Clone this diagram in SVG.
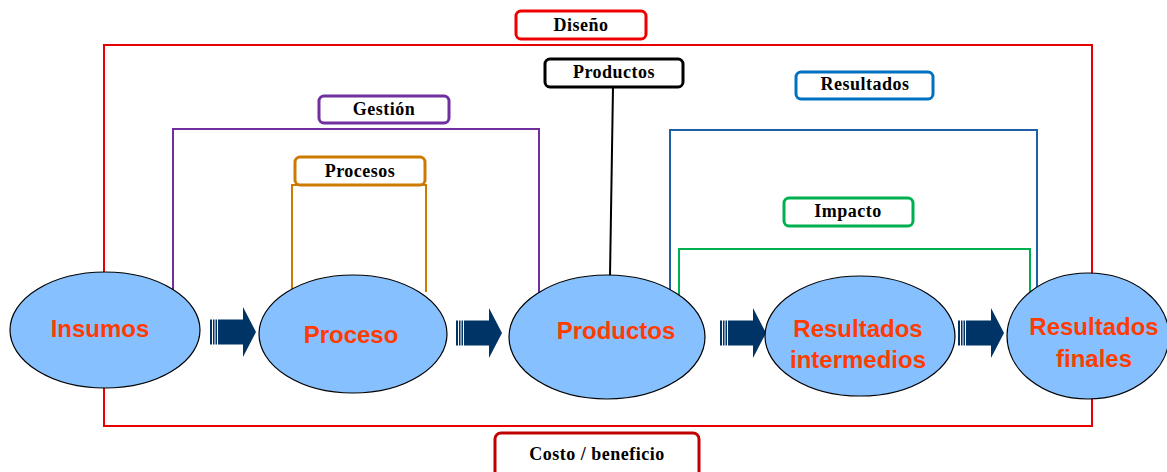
<svg xmlns="http://www.w3.org/2000/svg" width="1167" height="472" viewBox="0 0 1167 472">
  <defs>
    <style>
      .frame { fill: none; stroke-width: 2; }
      .tag { fill: #ffffff; stroke-width: 3; }
      .tag-text { font-family: "Liberation Serif", "Times New Roman", serif; font-weight: bold; font-size: 18px; letter-spacing: 0.5px; fill: #000000; text-anchor: middle; }
      .stage { fill: #86c0ff; stroke: #000000; stroke-width: 1.2; }
      .stage-text { font-family: "Liberation Sans", Arial, sans-serif; font-weight: bold; font-size: 24px; fill: #ff3c00; text-anchor: middle; }
      .flow { fill: #003366; }
    </style>
    <!-- block arrow with striped tail, tip at (46,0) -->
    <g id="blockArrow">
      <rect x="0" y="-12.5" width="2" height="25" class="flow"/>
      <rect x="3" y="-12.5" width="1.5" height="25" class="flow"/>
      <rect x="5.5" y="-12.5" width="1.5" height="25" class="flow"/>
      <polygon points="8,-12.5 33,-12.5 33,-25 46,0 33,25 33,12.5 8,12.5" class="flow"/>
    </g>
  </defs>

  <!-- scope brackets -->
  <g id="connectors">
    <!-- Diseño frame -->
    <rect x="104" y="45" width="988" height="381" class="frame" stroke="#e60000"/>
    <!-- Gestión -->
    <polyline points="173,290 173,129 539,129 539,294" class="frame" stroke="#7030a0"/>
    <!-- Procesos -->
    <polyline points="292,292 292,185 426,185 426,292" class="frame" stroke="#cc7a00"/>
    <!-- Productos -->
    <line x1="613" y1="87" x2="610" y2="276" class="frame" stroke="#000000"/>
    <!-- Resultados -->
    <polyline points="670,290 670,130 1037,130 1037,295" class="frame" stroke="#1f5fa8"/>
    <!-- Impacto -->
    <polyline points="679,297 679,249 1030,249 1030,295" class="frame" stroke="#00b050"/>
    <!-- flow arrows -->
    <use href="#blockArrow" x="210" y="332"/>
    <use href="#blockArrow" x="456" y="333"/>
    <use href="#blockArrow" x="720" y="333"/>
    <use href="#blockArrow" x="958" y="333"/>
  </g>

  <!-- bracket labels -->
  <g id="tag-diseno">
    <rect x="516" y="11" width="130" height="28" rx="5" class="tag" stroke="#ee0000"/>
    <text x="581" y="31" class="tag-text">Diseño</text>
  </g>
  <g id="tag-costo">
    <rect x="495" y="433" width="204" height="45" rx="6" class="tag" stroke="#c00000"/>
    <text x="597" y="460" class="tag-text">Costo / beneficio</text>
  </g>
  <g id="tag-gestion">
    <rect x="319" y="96" width="130" height="27" rx="5" class="tag" stroke="#7030a0"/>
    <text x="384" y="115" class="tag-text">Gestión</text>
  </g>
  <g id="tag-procesos">
    <rect x="295" y="157" width="130" height="28" rx="5" class="tag" stroke="#cc7a00"/>
    <text x="360" y="177" class="tag-text">Procesos</text>
  </g>
  <g id="tag-productos">
    <rect x="545" y="59" width="138" height="28" rx="5" class="tag" stroke="#000000"/>
    <text x="614" y="78" class="tag-text">Productos</text>
  </g>
  <g id="tag-resultados">
    <rect x="796" y="72" width="137" height="27" rx="5" class="tag" stroke="#0070c0"/>
    <text x="865" y="90" class="tag-text">Resultados</text>
  </g>
  <g id="tag-impacto">
    <rect x="784" y="198" width="129" height="28" rx="5" class="tag" stroke="#00b050"/>
    <text x="848" y="217" class="tag-text">Impacto</text>
  </g>

  <!-- chain stages -->
  <g id="stage-insumos">
    <ellipse cx="105" cy="330" rx="95" ry="58" class="stage"/>
    <text x="100" y="337" class="stage-text">Insumos</text>
  </g>
  <g id="stage-proceso">
    <ellipse cx="353" cy="334" rx="94" ry="59" class="stage"/>
    <text x="351" y="343" class="stage-text">Proceso</text>
  </g>
  <g id="stage-productos">
    <ellipse cx="607" cy="337" rx="98" ry="62" class="stage"/>
    <text x="616" y="339" class="stage-text">Productos</text>
  </g>
  <g id="stage-intermedios">
    <ellipse cx="860" cy="336" rx="95" ry="60" class="stage"/>
    <text x="858" y="337" class="stage-text">Resultados</text>
    <text x="858" y="368" class="stage-text">intermedios</text>
  </g>
  <g id="stage-finales">
    <ellipse cx="1088" cy="336" rx="81" ry="63" class="stage"/>
    <text x="1094" y="335" class="stage-text">Resultados</text>
    <text x="1094" y="367" class="stage-text">finales</text>
  </g>
</svg>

★ ★ ★ ★

Problem to work on:
Copy out all the data exactly; skip the pictures.

Solution:
Clone this diagram in SVG.
<svg xmlns="http://www.w3.org/2000/svg" width="1167" height="472" viewBox="0 0 1167 472">
  <defs>
    <style>
      .frame { fill: none; stroke-width: 2; }
      .tag { fill: #ffffff; stroke-width: 3; }
      .tag-text { font-family: "Liberation Serif", "Times New Roman", serif; font-weight: bold; font-size: 18px; letter-spacing: 0.5px; fill: #000000; text-anchor: middle; }
      .stage { fill: #86c0ff; stroke: #000000; stroke-width: 1.2; }
      .stage-text { font-family: "Liberation Sans", Arial, sans-serif; font-weight: bold; font-size: 24px; fill: #ff3c00; text-anchor: middle; }
      .flow { fill: #003366; }
    </style>
    <!-- block arrow with striped tail, tip at (46,0) -->
    <g id="blockArrow">
      <rect x="0" y="-12.5" width="2" height="25" class="flow"/>
      <rect x="3" y="-12.5" width="1.5" height="25" class="flow"/>
      <rect x="5.5" y="-12.5" width="1.5" height="25" class="flow"/>
      <polygon points="8,-12.5 33,-12.5 33,-25 46,0 33,25 33,12.5 8,12.5" class="flow"/>
    </g>
  </defs>

  <!-- scope brackets -->
  <g id="connectors">
    <!-- Diseño frame -->
    <rect x="104" y="45" width="988" height="381" class="frame" stroke="#e60000"/>
    <!-- Gestión -->
    <polyline points="173,290 173,129 539,129 539,294" class="frame" stroke="#7030a0"/>
    <!-- Procesos -->
    <polyline points="292,292 292,185 426,185 426,292" class="frame" stroke="#cc7a00"/>
    <!-- Productos -->
    <line x1="613" y1="87" x2="610" y2="276" class="frame" stroke="#000000"/>
    <!-- Resultados -->
    <polyline points="670,290 670,130 1037,130 1037,295" class="frame" stroke="#1f5fa8"/>
    <!-- Impacto -->
    <polyline points="679,297 679,249 1030,249 1030,295" class="frame" stroke="#00b050"/>
    <!-- flow arrows -->
    <use href="#blockArrow" x="210" y="332"/>
    <use href="#blockArrow" x="456" y="333"/>
    <use href="#blockArrow" x="720" y="333"/>
    <use href="#blockArrow" x="958" y="333"/>
  </g>

  <!-- bracket labels -->
  <g id="tag-diseno">
    <rect x="516" y="11" width="130" height="28" rx="5" class="tag" stroke="#ee0000"/>
    <text x="581" y="31" class="tag-text">Diseño</text>
  </g>
  <g id="tag-costo">
    <rect x="495" y="433" width="204" height="45" rx="6" class="tag" stroke="#c00000"/>
    <text x="597" y="460" class="tag-text">Costo / beneficio</text>
  </g>
  <g id="tag-gestion">
    <rect x="319" y="96" width="130" height="27" rx="5" class="tag" stroke="#7030a0"/>
    <text x="384" y="115" class="tag-text">Gestión</text>
  </g>
  <g id="tag-procesos">
    <rect x="295" y="157" width="130" height="28" rx="5" class="tag" stroke="#cc7a00"/>
    <text x="360" y="177" class="tag-text">Procesos</text>
  </g>
  <g id="tag-productos">
    <rect x="545" y="59" width="138" height="28" rx="5" class="tag" stroke="#000000"/>
    <text x="614" y="78" class="tag-text">Productos</text>
  </g>
  <g id="tag-resultados">
    <rect x="796" y="72" width="137" height="27" rx="5" class="tag" stroke="#0070c0"/>
    <text x="865" y="90" class="tag-text">Resultados</text>
  </g>
  <g id="tag-impacto">
    <rect x="784" y="198" width="129" height="28" rx="5" class="tag" stroke="#00b050"/>
    <text x="848" y="217" class="tag-text">Impacto</text>
  </g>

  <!-- chain stages -->
  <g id="stage-insumos">
    <ellipse cx="105" cy="330" rx="95" ry="58" class="stage"/>
    <text x="100" y="337" class="stage-text">Insumos</text>
  </g>
  <g id="stage-proceso">
    <ellipse cx="353" cy="334" rx="94" ry="59" class="stage"/>
    <text x="351" y="343" class="stage-text">Proceso</text>
  </g>
  <g id="stage-productos">
    <ellipse cx="607" cy="337" rx="98" ry="62" class="stage"/>
    <text x="616" y="339" class="stage-text">Productos</text>
  </g>
  <g id="stage-intermedios">
    <ellipse cx="860" cy="336" rx="95" ry="60" class="stage"/>
    <text x="858" y="337" class="stage-text">Resultados</text>
    <text x="858" y="368" class="stage-text">intermedios</text>
  </g>
  <g id="stage-finales">
    <ellipse cx="1088" cy="336" rx="81" ry="63" class="stage"/>
    <text x="1094" y="335" class="stage-text">Resultados</text>
    <text x="1094" y="367" class="stage-text">finales</text>
  </g>
</svg>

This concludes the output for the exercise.